*Instructions to follow*: Print all of the entries exactly, minus the pictures.

[Entries with chart source code]

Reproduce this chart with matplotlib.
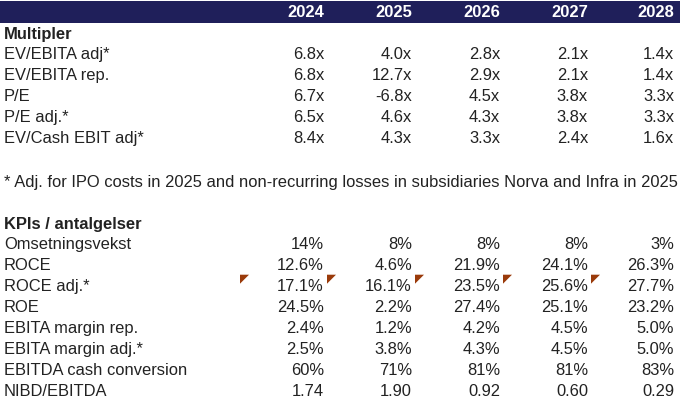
import matplotlib
matplotlib.use("Agg")
import matplotlib.pyplot as plt

plt.rcParams['font.family'] = ['Liberation Sans', 'DejaVu Sans']

years = ["2024", "2025", "2026", "2027", "2028"]

multi_labels = ["EV/EBITA adj*", "EV/EBITA rep.", "P/E", "P/E adj.*", "EV/Cash EBIT adj*"]
multi_values = [
    ["6.8x", "4.0x", "2.8x", "2.1x", "1.4x"],
    ["6.8x", "12.7x", "2.9x", "2.1x", "1.4x"],
    ["6.7x", "-6.8x", "4.5x", "3.8x", "3.3x"],
    ["6.5x", "4.6x", "4.3x", "3.8x", "3.3x"],
    ["8.4x", "4.3x", "3.3x", "2.4x", "1.6x"],
]

footnote = "* Adj. for IPO costs in 2025 and non-recurring losses in subsidiaries Norva and Infra in 2025"

kpi_labels = ["Omsetningsvekst", "ROCE", "ROCE adj.*", "ROE", "EBITA margin rep.",
              "EBITA margin adj.*", "EBITDA cash conversion", "NIBD/EBITDA"]
kpi_values = [
    ["14%", "8%", "8%", "8%", "3%"],
    ["12.6%", "4.6%", "21.9%", "24.1%", "26.3%"],
    ["17.1%", "16.1%", "23.5%", "25.6%", "27.7%"],
    ["24.5%", "2.2%", "27.4%", "25.1%", "23.2%"],
    ["2.4%", "1.2%", "4.2%", "4.5%", "5.0%"],
    ["2.5%", "3.8%", "4.3%", "4.5%", "5.0%"],
    ["60%", "71%", "81%", "81%", "83%"],
    ["1.74", "1.90", "0.92", "0.60", "0.29"],
]

# cells in "ROCE adj.*" row carrying a comment marker (column index, -1 = before 2024)
comment_row = "ROCE adj.*"
comment_cols = [-1, 0, 1, 2, 3]

# layout (pixels)
W, H = 680, 403
col_right = [324, 412, 500, 588, 674]
comment_x = [240, 327, 415, 503, 591]
row_h = 20.9
fs = 11.9
txt = "#222222"
navy = "#1f1f5a"
red = "#9a3a0a"

fig = plt.figure(figsize=(W / 100, H / 100), dpi=100)
ax = fig.add_axes([0, 0, 1, 1])
ax.set_xlim(0, W)
ax.set_ylim(H, 0)
ax.axis("off")

# header bar
ax.fill_between([0, W], 1, 23, color=navy, lw=0)
for yr, xr in zip(years, col_right):
    ax.text(xr, 12.5, yr, ha="right", va="center", fontsize=fs, color="white", fontweight="bold")

y = 34
ax.text(4, y, "Multipler", ha="left", va="center", fontsize=fs, color=txt, fontweight="bold")
for lab, vals in zip(multi_labels, multi_values):
    y += row_h
    ax.text(4, y, lab, ha="left", va="center", fontsize=fs, color=txt)
    for v, xr in zip(vals, col_right):
        ax.text(xr, y, v, ha="right", va="center", fontsize=fs, color=txt)

ax.text(4, 182.5, footnote, ha="left", va="center", fontsize=fs, color=txt)

y = 224
ax.text(4, y, "KPIs / antalgelser", ha="left", va="center", fontsize=fs, color=txt, fontweight="bold")
for lab, vals in zip(kpi_labels, kpi_values):
    y += row_h
    ax.text(4, y, lab, ha="left", va="center", fontsize=fs, color=txt)
    for v, xr in zip(vals, col_right):
        ax.text(xr, y, v, ha="right", va="center", fontsize=fs, color=txt)
    if lab == comment_row:
        top = y - 12
        for c in comment_cols:
            x0 = comment_x[c + 1]
            ax.fill([x0, x0 + 9, x0], [top, top, top + 9], color=red, lw=0)

fig.savefig("out.png", dpi=100)
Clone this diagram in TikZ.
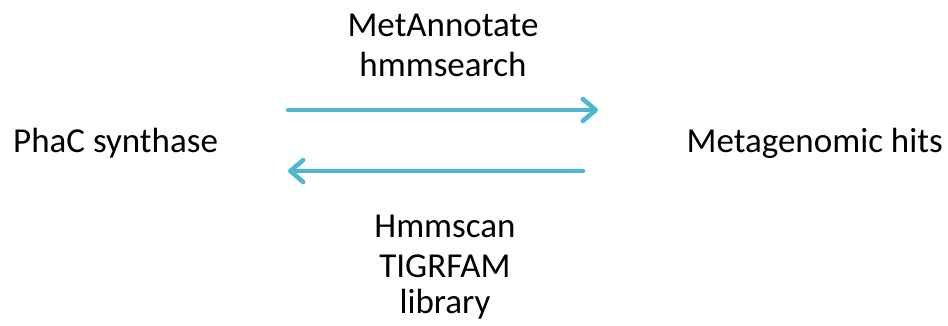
\documentclass[tikz,border=0pt]{standalone}
\usepackage{fontspec}
\setmainfont{Carlito}
\usetikzlibrary{arrows.meta}
\definecolor{aqua}{HTML}{4FB6CF}

\begin{document}
\begin{tikzpicture}[x=1pt,y=-1pt]
      \tikzset{lbl/.style={anchor=base,inner sep=0pt,font=\fontsize{35}{40}\selectfont}}
      \tikzset{flow/.style={draw=aqua,line width=4.5pt,line cap=round,
          -{Straight Barb[length=13pt,width=22pt,round]}}}
      \useasboundingbox (0,0) rectangle (948,326);
      \node[lbl,anchor=base west] (phac) at (13,153) {PhaC synthase};
      \node[lbl,anchor=base east] (hits) at (943,153) {Metagenomic hits};
      \node[lbl] (met) at (443,37) {MetAnnotate};
      \node[lbl] (hsearch) at (443,77) {hmmsearch};
      \node[lbl] (hscan) at (445,237) {Hmmscan};
      \node[lbl] (tigr) at (445,277) {TIGRFAM};
      \node[lbl] (lib) at (445,313) {library};
      \coordinate (fwdA) at (288,110);
      \coordinate (fwdB) at (598,110);
      \coordinate (revA) at (583,171);
      \coordinate (revB) at (288,171);
      \draw[flow] (fwdA) -- (fwdB);
      \draw[flow] (revA) -- (revB);
    \end{tikzpicture}
\end{document}
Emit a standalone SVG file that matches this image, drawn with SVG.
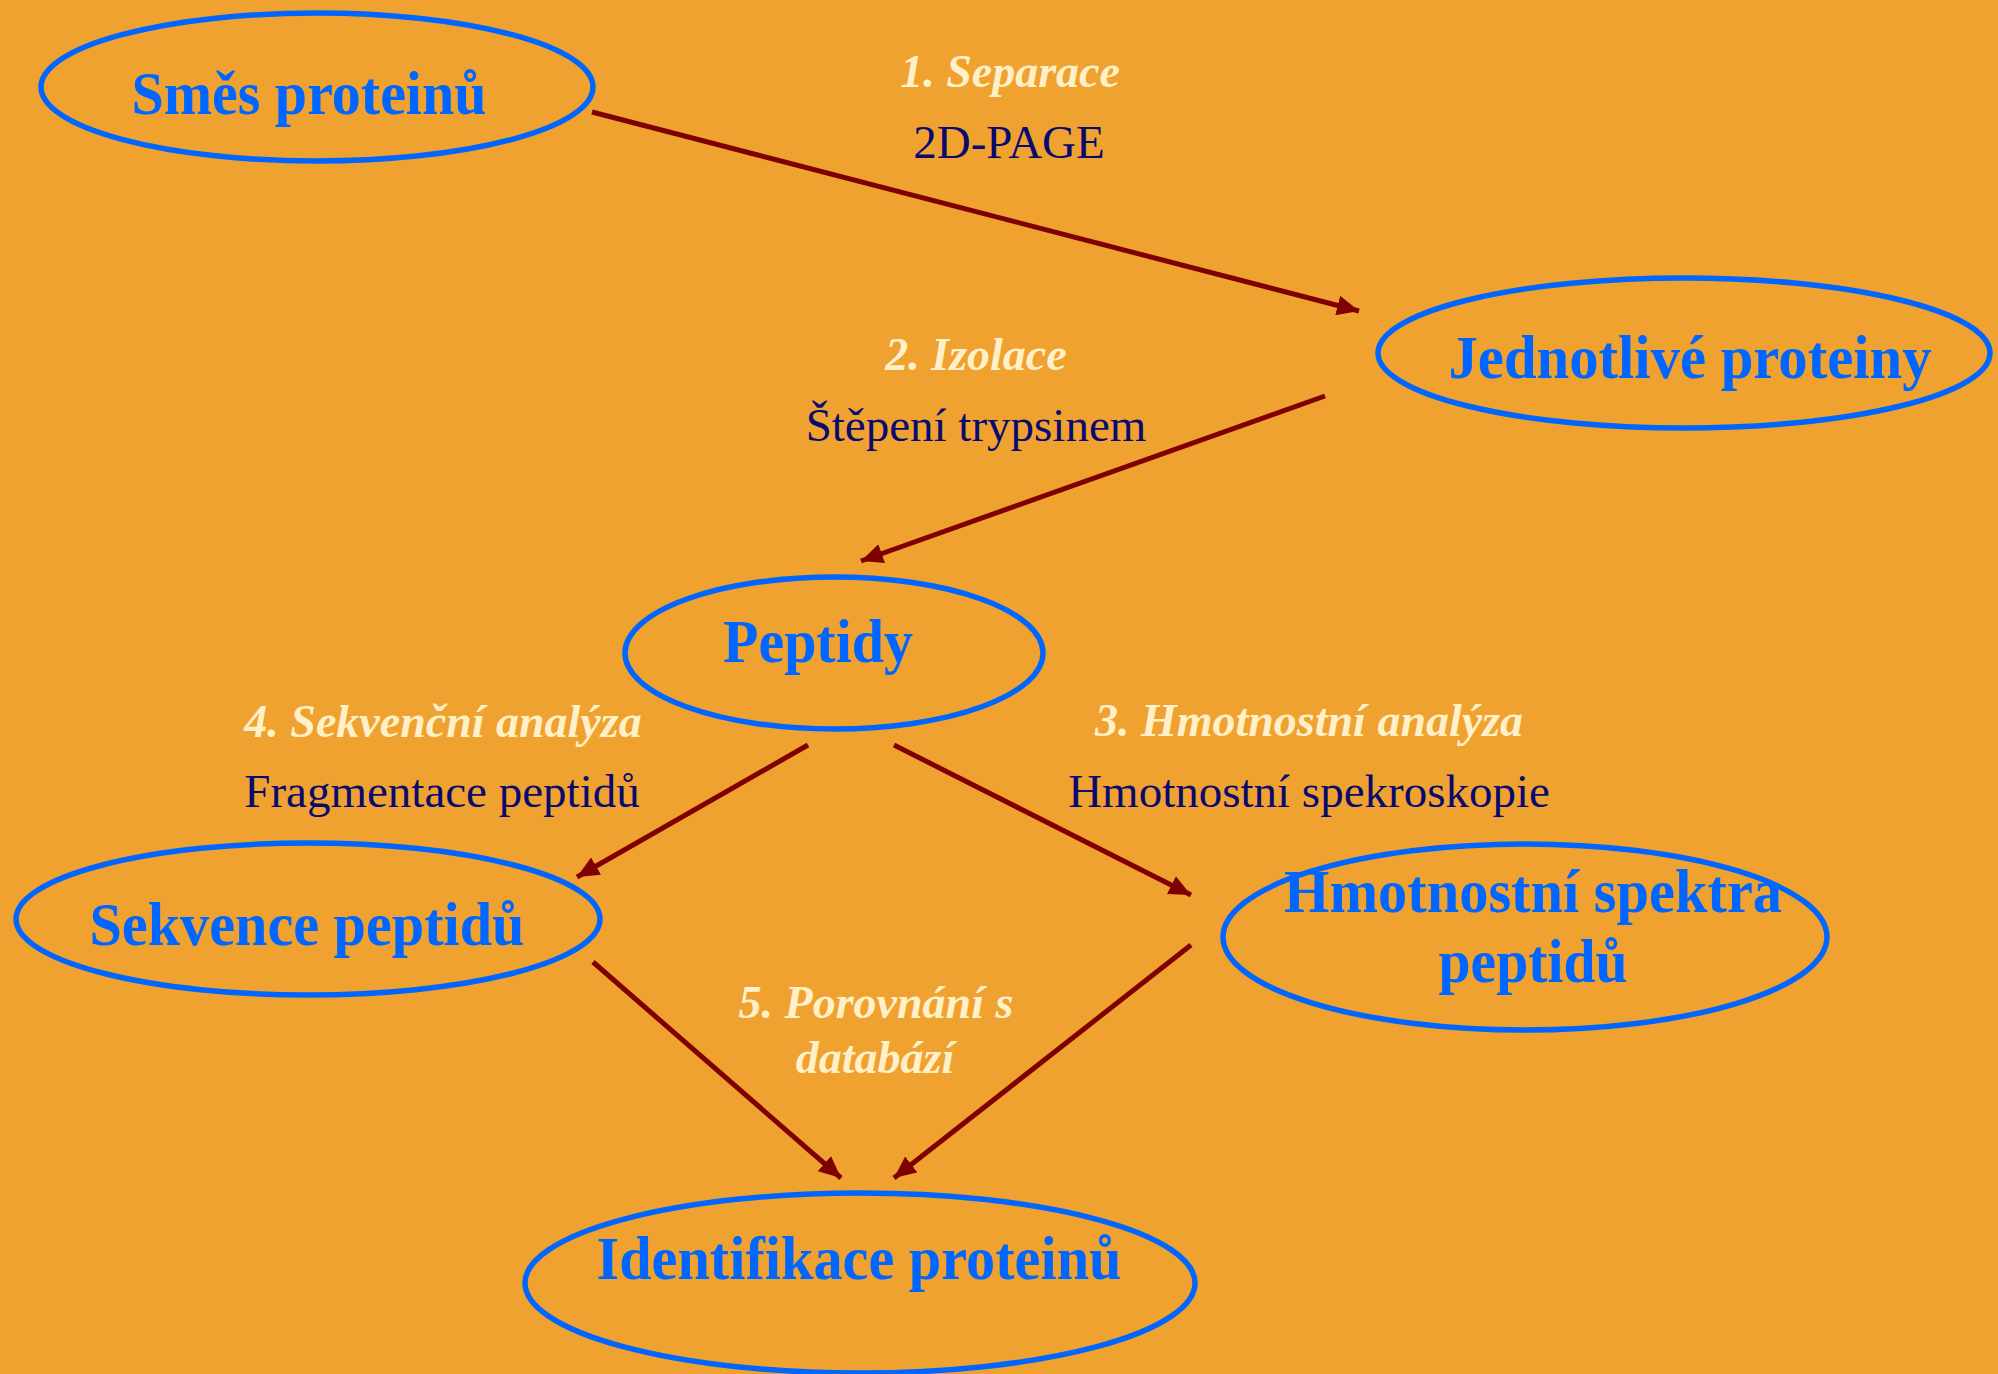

*Response to the task*:
Reproduce this chart with matplotlib.
import matplotlib
matplotlib.use("Agg")
import matplotlib.pyplot as plt

plt.rcParams['font.family'] = ['Liberation Sans', 'DejaVu Sans']

years = ["2024", "2025", "2026", "2027", "2028"]

multi_labels = ["EV/EBITA adj*", "EV/EBITA rep.", "P/E", "P/E adj.*", "EV/Cash EBIT adj*"]
multi_values = [
    ["6.8x", "4.0x", "2.8x", "2.1x", "1.4x"],
    ["6.8x", "12.7x", "2.9x", "2.1x", "1.4x"],
    ["6.7x", "-6.8x", "4.5x", "3.8x", "3.3x"],
    ["6.5x", "4.6x", "4.3x", "3.8x", "3.3x"],
    ["8.4x", "4.3x", "3.3x", "2.4x", "1.6x"],
]

footnote = "* Adj. for IPO costs in 2025 and non-recurring losses in subsidiaries Norva and Infra in 2025"

kpi_labels = ["Omsetningsvekst", "ROCE", "ROCE adj.*", "ROE", "EBITA margin rep.",
              "EBITA margin adj.*", "EBITDA cash conversion", "NIBD/EBITDA"]
kpi_values = [
    ["14%", "8%", "8%", "8%", "3%"],
    ["12.6%", "4.6%", "21.9%", "24.1%", "26.3%"],
    ["17.1%", "16.1%", "23.5%", "25.6%", "27.7%"],
    ["24.5%", "2.2%", "27.4%", "25.1%", "23.2%"],
    ["2.4%", "1.2%", "4.2%", "4.5%", "5.0%"],
    ["2.5%", "3.8%", "4.3%", "4.5%", "5.0%"],
    ["60%", "71%", "81%", "81%", "83%"],
    ["1.74", "1.90", "0.92", "0.60", "0.29"],
]

# cells in "ROCE adj.*" row carrying a comment marker (column index, -1 = before 2024)
comment_row = "ROCE adj.*"
comment_cols = [-1, 0, 1, 2, 3]

# layout (pixels)
W, H = 680, 403
col_right = [324, 412, 500, 588, 674]
comment_x = [240, 327, 415, 503, 591]
row_h = 20.9
fs = 11.9
txt = "#222222"
navy = "#1f1f5a"
red = "#9a3a0a"

fig = plt.figure(figsize=(W / 100, H / 100), dpi=100)
ax = fig.add_axes([0, 0, 1, 1])
ax.set_xlim(0, W)
ax.set_ylim(H, 0)
ax.axis("off")

# header bar
ax.fill_between([0, W], 1, 23, color=navy, lw=0)
for yr, xr in zip(years, col_right):
    ax.text(xr, 12.5, yr, ha="right", va="center", fontsize=fs, color="white", fontweight="bold")

y = 34
ax.text(4, y, "Multipler", ha="left", va="center", fontsize=fs, color=txt, fontweight="bold")
for lab, vals in zip(multi_labels, multi_values):
    y += row_h
    ax.text(4, y, lab, ha="left", va="center", fontsize=fs, color=txt)
    for v, xr in zip(vals, col_right):
        ax.text(xr, y, v, ha="right", va="center", fontsize=fs, color=txt)

ax.text(4, 182.5, footnote, ha="left", va="center", fontsize=fs, color=txt)

y = 224
ax.text(4, y, "KPIs / antalgelser", ha="left", va="center", fontsize=fs, color=txt, fontweight="bold")
for lab, vals in zip(kpi_labels, kpi_values):
    y += row_h
    ax.text(4, y, lab, ha="left", va="center", fontsize=fs, color=txt)
    for v, xr in zip(vals, col_right):
        ax.text(xr, y, v, ha="right", va="center", fontsize=fs, color=txt)
    if lab == comment_row:
        top = y - 12
        for c in comment_cols:
            x0 = comment_x[c + 1]
            ax.fill([x0, x0 + 9, x0], [top, top, top + 9], color=red, lw=0)

fig.savefig("out.png", dpi=100)
Clone this diagram in TikZ.
\documentclass[tikz,border=0pt]{standalone}
\usepackage{fontspec}
\setmainfont{Carlito}
\usetikzlibrary{arrows.meta}
\definecolor{aqua}{HTML}{4FB6CF}

\begin{document}
\begin{tikzpicture}[x=1pt,y=-1pt]
      \tikzset{lbl/.style={anchor=base,inner sep=0pt,font=\fontsize{35}{40}\selectfont}}
      \tikzset{flow/.style={draw=aqua,line width=4.5pt,line cap=round,
          -{Straight Barb[length=13pt,width=22pt,round]}}}
      \useasboundingbox (0,0) rectangle (948,326);
      \node[lbl,anchor=base west] (phac) at (13,153) {PhaC synthase};
      \node[lbl,anchor=base east] (hits) at (943,153) {Metagenomic hits};
      \node[lbl] (met) at (443,37) {MetAnnotate};
      \node[lbl] (hsearch) at (443,77) {hmmsearch};
      \node[lbl] (hscan) at (445,237) {Hmmscan};
      \node[lbl] (tigr) at (445,277) {TIGRFAM};
      \node[lbl] (lib) at (445,313) {library};
      \coordinate (fwdA) at (288,110);
      \coordinate (fwdB) at (598,110);
      \coordinate (revA) at (583,171);
      \coordinate (revB) at (288,171);
      \draw[flow] (fwdA) -- (fwdB);
      \draw[flow] (revA) -- (revB);
    \end{tikzpicture}
\end{document}
Emit a standalone SVG file that matches this image, drawn with SVG.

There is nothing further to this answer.